Twelfth Night slips by virtually unnoticed here in modern-day America, but it was an important holiday in the past. No one in Restoration London enjoyed a good holiday quite as much as Samuel Pepys, so it seems most fitting to discuss Twelfth Night as he experienced it. He’s over there to the right,
wearing the stylish Indian gown he hired especially for this portrait by John Hayls (now in the National Portrait Gallery, London), and trying very hard to look as haughtily genteel and handsome as he wished he truly could have been.
For those of you firmly ensconced in other eras, Samuel Pepys was a minor administrator in the Naval Office under Lord Sandwich in the 1660s, following Charles II’s return to the throne after Cromwell’s death. Pepys would be completely forgotten today if not for the fact that he kept a relentlessly detailed daily diary that has miraculously survived. Intended for his own eyes and no others (he wrote in a personal shorthand code), he describes not only momentous events in London like the Plague and the Great Fire, but also what he ate, what he wore, where he shopped, how he scolded his servants and loved his wife, and also how he celebrated Twelfth Night.
For example, in 1661, Samuel noted that Twelfth Night was celebrated on the seventh of January, not the traditional sixth. The sixth that year fell on a Sunday, an inconvenient Sabbath for drinking and carousing, and so the celebration was shifted a day, much like Americans today casually move the Fourth of July to the fifth to make a three-day weekend.
In the 17th century, Twelfth Night was the day for taking down the evergreen boughs that had been put up as decorations on Christmas Eve. Before this was done, silly songs were sung, dances danced, and games like Blind Man’s Bluff played by children, and by adults who’d drunk a sufficient amount of wine to make this entertaining. Samuel liked to make this a special night for his friends by hiring a fiddler for singing and dancing, and making sure there were “good fires and candles” in his house.
In 1663, he celebrated by taking his wife to the theatre: “after dinner went to the Duke’s house, and there saw Twelfth Night acted well, though it be but a silly play, and not related at all to the name or day.” Perhaps he can be forgiven for this; Cromwell’s Puritans had shuttered the theatres for twenty years, and even Shakespeare was still a novelty to be rediscovered by Samuel’s generation.
His celebration was more subdued in 1662, when he was a guest at the house of Admiral Sir William Penn (the father of the founder of Pennsylvania): “a merry fellow and pretty good natured, and sings loose songs.” Alas, there were no “loose songs” that night, “it being a solemn feast day with [Sir William], his wedding day, and we had a good chine of beef and other good cheer, besides eighteen mince pies. . . the number of the years he hath been married.”

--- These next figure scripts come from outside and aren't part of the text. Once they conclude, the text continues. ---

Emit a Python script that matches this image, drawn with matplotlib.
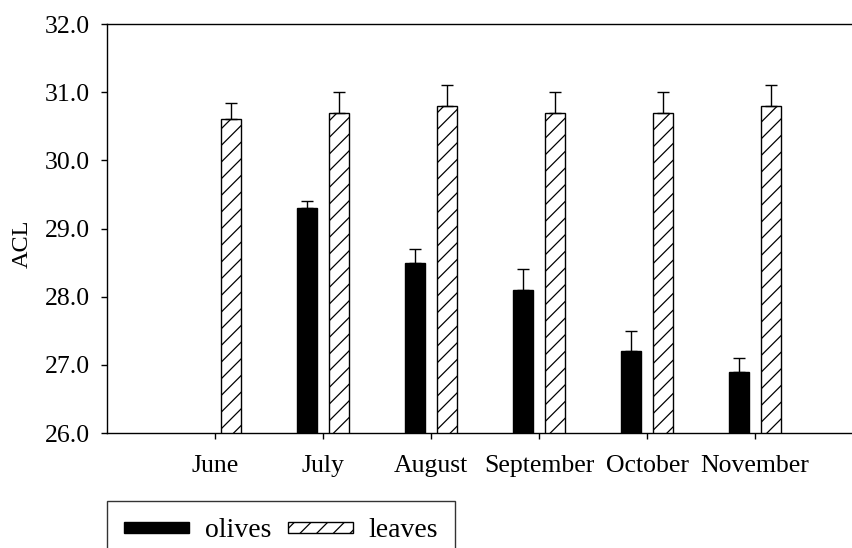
import numpy as np
import matplotlib
matplotlib.use("Agg")
import matplotlib.pyplot as plt

# --- data ---
months = ["June", "July", "August", "September", "October", "November"]
olives = [np.nan, 29.3, 28.5, 28.1, 27.2, 26.9]
olives_err = [np.nan, 0.1, 0.2, 0.3, 0.3, 0.2]
leaves = [30.6, 30.7, 30.8, 30.7, 30.7, 30.8]
leaves_err = [0.24, 0.3, 0.3, 0.3, 0.3, 0.3]

plt.rcParams['font.family'] = ['Liberation Serif', 'DejaVu Serif']
plt.rcParams['hatch.linewidth'] = 0.9

fig = plt.figure(figsize=(8.53, 5.48), dpi=100)
ax = fig.add_axes([107 / 853, 1 - 433 / 548, 1 - 107 / 853, (433 - 24) / 548])

x = np.arange(len(months))
w = 0.185
off = 0.148

ol = np.array(olives)
ole = np.array(olives_err)
m = ~np.isnan(ol)

ax.bar(x[m] - off, ol[m], width=w, color='black', edgecolor='black', lw=1, label='olives')
ax.errorbar(x[m] - off, ol[m], yerr=[np.zeros(m.sum()), ole[m]], fmt='none',
            ecolor='black', elinewidth=1, capsize=4, capthick=1)

ax.bar(x + off, leaves, width=w, color='white', edgecolor='black', lw=1, hatch='//',
       label='leaves')
ax.errorbar(x + off, leaves, yerr=[np.zeros(len(leaves)), leaves_err], fmt='none',
            ecolor='black', elinewidth=1, capsize=4, capthick=1)

ax.set_ylim(26, 32)
ax.set_xlim(-1.0, 5.907)
ax.set_yticks(np.arange(26, 32.1, 1.0))
ax.set_yticklabels([f"{v:.1f}" for v in np.arange(26, 32.1, 1.0)])
ax.set_xticks(x)
ax.set_xticklabels(months)
ax.tick_params(axis='both', direction='out', length=4, width=1, labelsize=18.5)
ax.tick_params(axis='y', pad=8)
ax.tick_params(axis='x', pad=12)
ax.spines['right'].set_visible(False)
for s in ['left', 'top', 'bottom']:
    ax.spines[s].set_linewidth(1)

ax.set_ylabel("ACL", fontsize=17.5)
ax.yaxis.set_label_coords(-0.10, 0.462)

leg = fig.legend(loc='upper left', bbox_to_anchor=(107 / 853, 1 - 501 / 548),
                 ncol=2, fontsize=20, frameon=True, fancybox=False,
                 handlelength=2.35, handleheight=0.25, handletextpad=0.55,
                 columnspacing=0.6, borderpad=0.62, borderaxespad=0)
leg.get_frame().set_edgecolor('black')
leg.get_frame().set_linewidth(1)

fig.savefig("out.png", dpi=100)
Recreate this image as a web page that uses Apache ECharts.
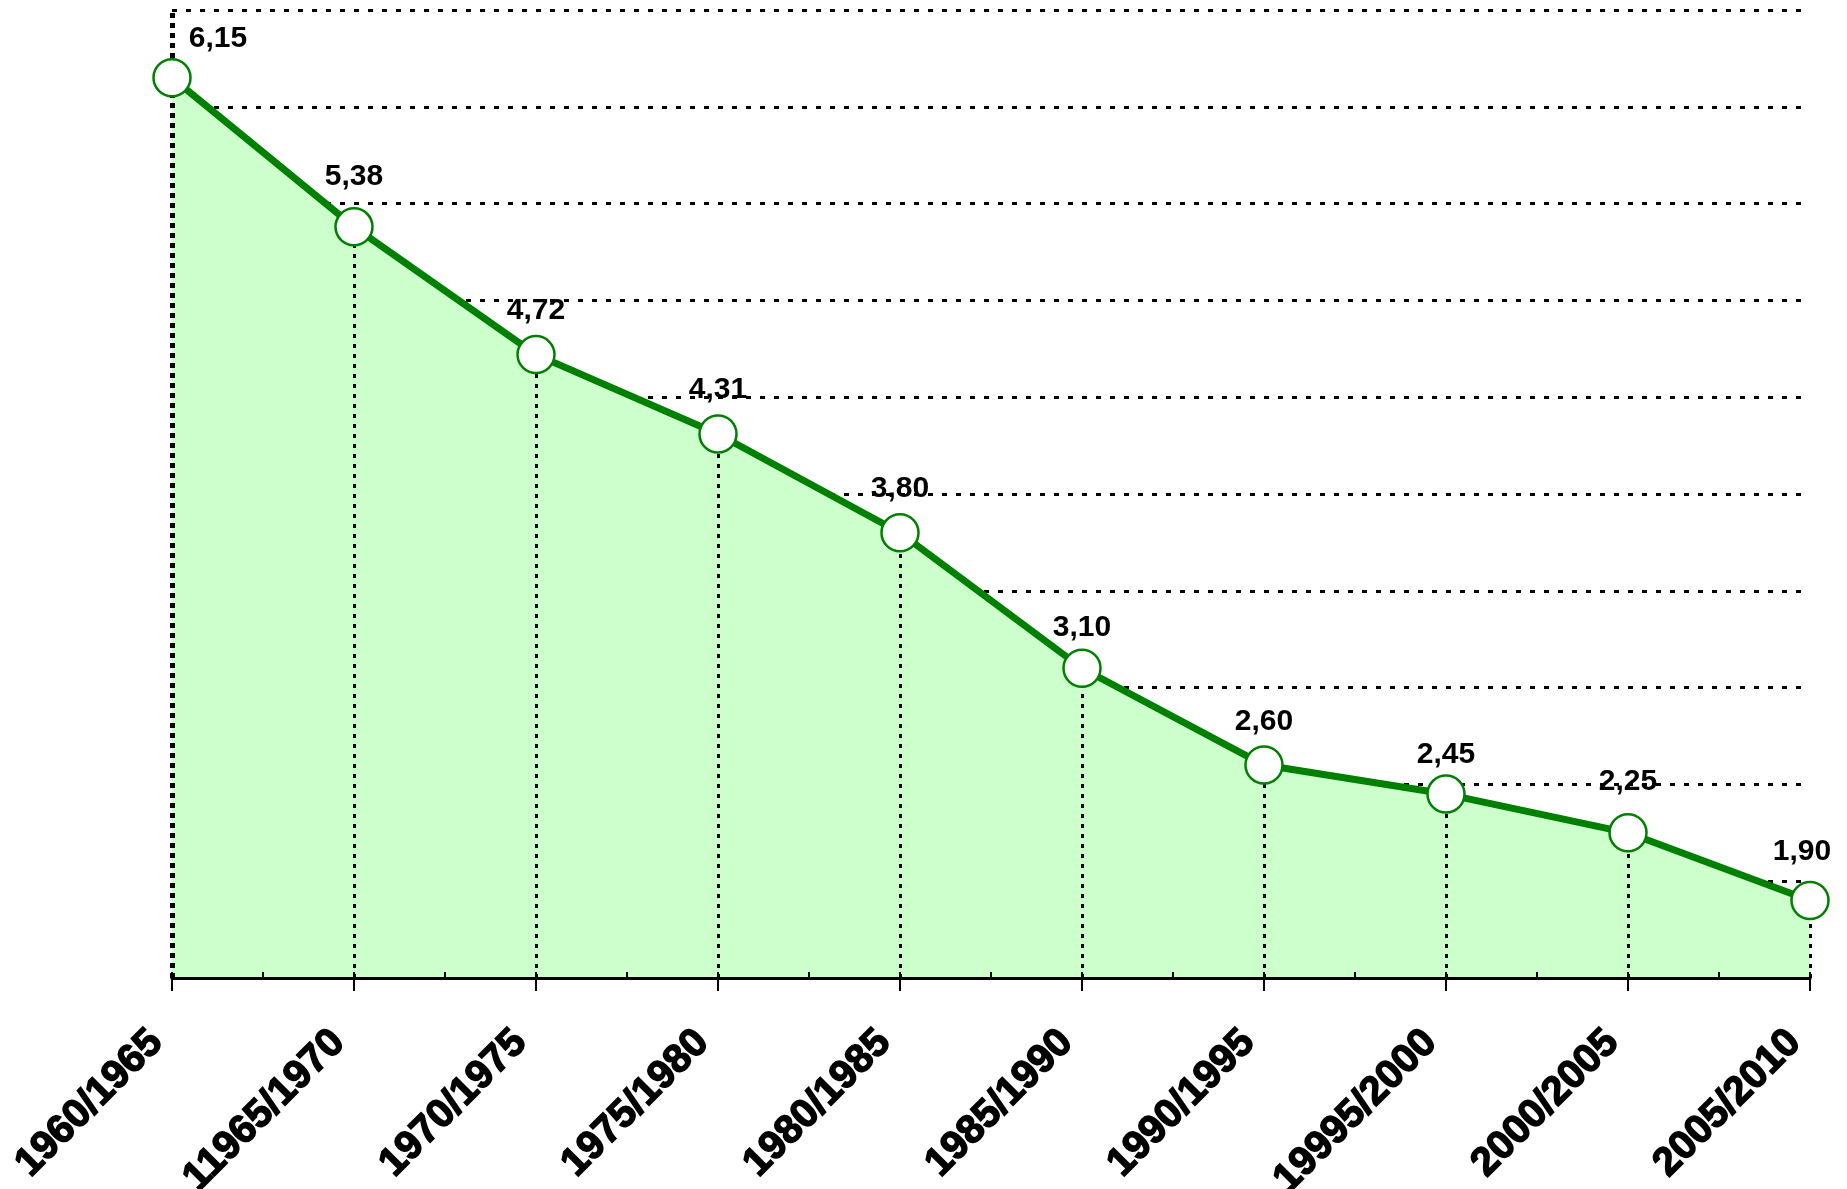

Eighteen mince pies sounds formidable, but even that appears to have paled besides the traditional Twelfth Night cake. In 1668, Samuel spent twenty shillings for the ingredients alone for this cake (which in a time when common servants and laborers had annual incomes of four to six pounds, made for a costly cake indeed.) Twelfth Night cakes were large, dense fruitcakes, with a pea and a bean baked inside. Whichever guests found these in their pieces were named the King and Queen of the evening, and had the right to order everyone else around, apparently to high hilarity, until the party finally broke up at nearly dawn.
(For anyone who’d like to try to replicate such a grand cake, here’s the link to the recipe offered by 18th century cook Hannah Glasse on the Colonial Williamsburg website. If you're fortunate, your finished cake should look something like the one at left.)
But in addition to the usual heavy drinking of all Restoration celebrations, it was Twelfth Night, rather than New Year’s Day, that was the time for reflection and resolutions. Though Samuel made his nearly 350 years ago, they sound suspiciously similar to the resolutions I'll make for myself today (except, of course, no one in the Restoration worried too much about eating less and exercising more): “This night making an end wholly of Christmas, with a mind fully satisfied with the great pleasures we have had by being abroad from home. . . that it is high time to betake myself to my late vows, which I will tomorrow, God willing, perfect and bind myself to. . . that I may. . . increase my good name and esteem in the world, and get money, which sweetens all things, and whereof I have much need. So home to supper and to bed, blessing God for his mercy to bring me home after much pleasure, to my wife and house and business with health and resolution to fall hard to work again.”